[Plotting code records]
* BEGIN *
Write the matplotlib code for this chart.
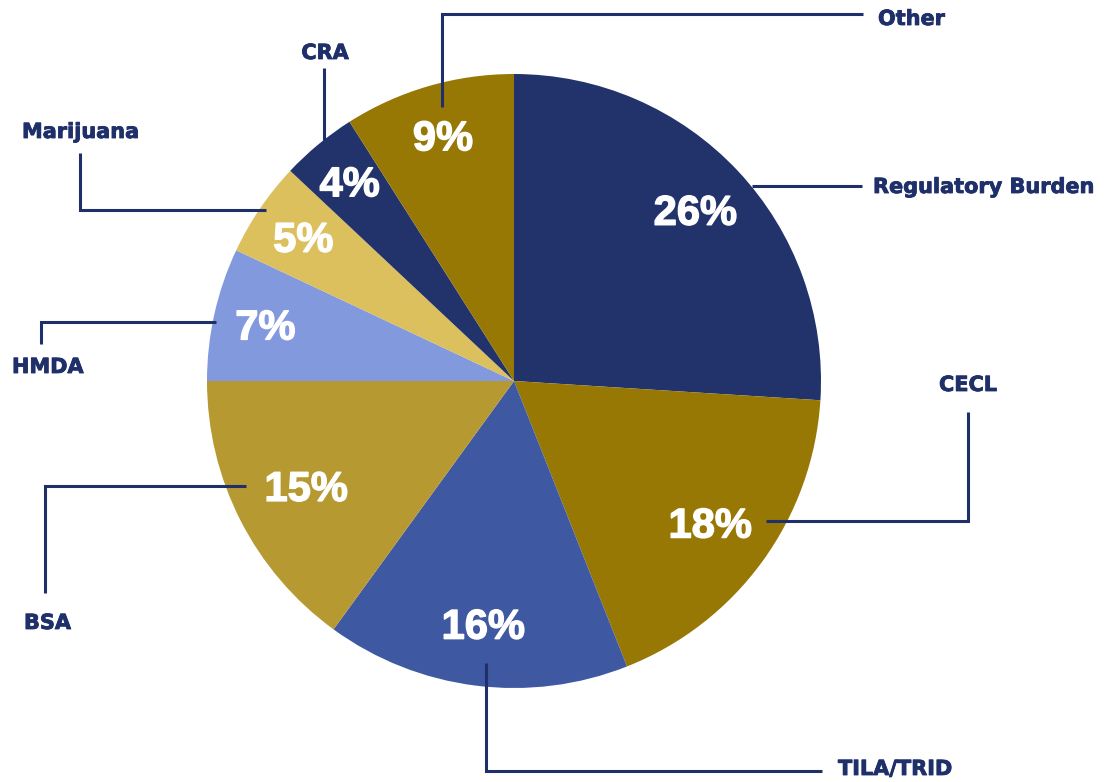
import numpy as np
import matplotlib
matplotlib.use('Agg')
import matplotlib.pyplot as plt
import matplotlib.patheffects as pe

# ============ 数据 ============
categories = ['Regulatory Burden', 'CECL', 'TILA/TRID', 'BSA',
              'HMDA', 'Marijuana', 'CRA', 'Other']
shares = [26, 18, 16, 15, 7, 5, 4, 9]
colors = ['#22336c', '#977805', '#3f58a2', '#b79932',
          '#8399de', '#dcc05e', '#22336c', '#977805']

# ============ 版式 (像素坐标, y 向下) ============
W, H = 1107, 782
CX, CY, R = 514, 381, 307
NAVY = '#1f2f6a'

# 百分比标签的径向位置（相对半径）
pct_dist = [0.81, 0.79, 0.80, 0.76, 0.83, 0.83, 0.84, 0.83]

# 引线折点 与 标签位置
leaders = [
    [(752, 186), (862, 186)],
    [(766, 521), (968, 521), (968, 412)],
    [(486, 663), (486, 771), (822, 771)],
    [(246, 486), (45, 486), (45, 593)],
    [(216, 322), (41, 322), (41, 344)],
    [(266, 210), (80, 210), (80, 153)],
    [(324, 140), (324, 68)],
    [(442, 107), (442, 14), (863, 14)],
]
label_pos = [(873, 187, 'left'), (968, 385, 'center'), (838, 769, 'left'),
             (24, 623, 'left'), (12, 367, 'left'), (22, 132, 'left'),
             (325, 53, 'center'), (878, 19, 'left')]

fig = plt.figure(figsize=(W / 100, H / 100), dpi=100)
ax = fig.add_axes([0, 0, 1, 1])
ax.axis('off')

wedges, _ = ax.pie(shares, colors=colors, startangle=90, counterclock=False,
                   center=(CX, H - CY), radius=R,
                   wedgeprops=dict(linewidth=0))
ax.set_xlim(0, W)
ax.set_ylim(0, H)
ax.set_aspect('equal')

for w, v, d in zip(wedges, shares, pct_dist):
    ang = np.deg2rad((w.theta1 + w.theta2) / 2)
    x = CX + d * R * np.cos(ang)
    y = (H - CY) + d * R * np.sin(ang) - 3
    ax.text(x, y, f'{v}%', color='white', fontsize=30, fontweight='bold',
            family='Liberation Sans', ha='center', va='center',
            path_effects=[pe.withStroke(linewidth=1.0, foreground='white')])

for pts in leaders:
    xs = [p[0] for p in pts]
    ys = [H - p[1] for p in pts]
    ax.plot(xs, ys, color=NAVY, linewidth=2.2, solid_joinstyle='miter',
            solid_capstyle='butt')

for name, (x, y, ha) in zip(categories, label_pos):
    ax.text(x, H - y, name, color=NAVY, fontsize=15, fontweight='bold',
            family='DejaVu Sans', ha=ha, va='center',
            path_effects=[pe.withStroke(linewidth=0.6, foreground=NAVY)])

fig.savefig('out.png', dpi=100)
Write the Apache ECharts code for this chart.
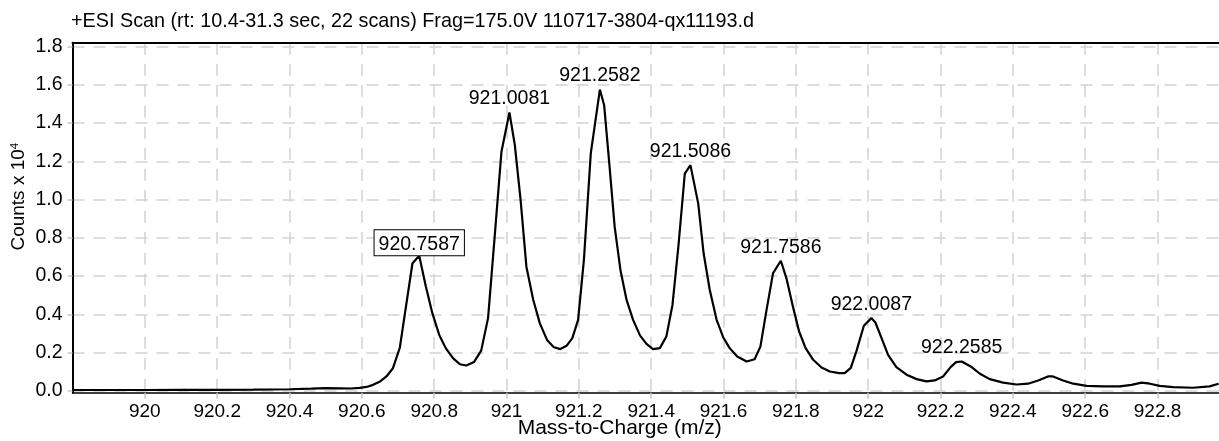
* END *
Everything from the first line to the line with "import matplotlib.patheffects as pe" must be repeated exactly, and nothing else. Leave the pictures out.

[RESPONSE FOR THIS EXERCISE]:
Write the matplotlib code for this chart.
import numpy as np
import matplotlib
matplotlib.use('Agg')
import matplotlib.pyplot as plt
import matplotlib.patheffects as pe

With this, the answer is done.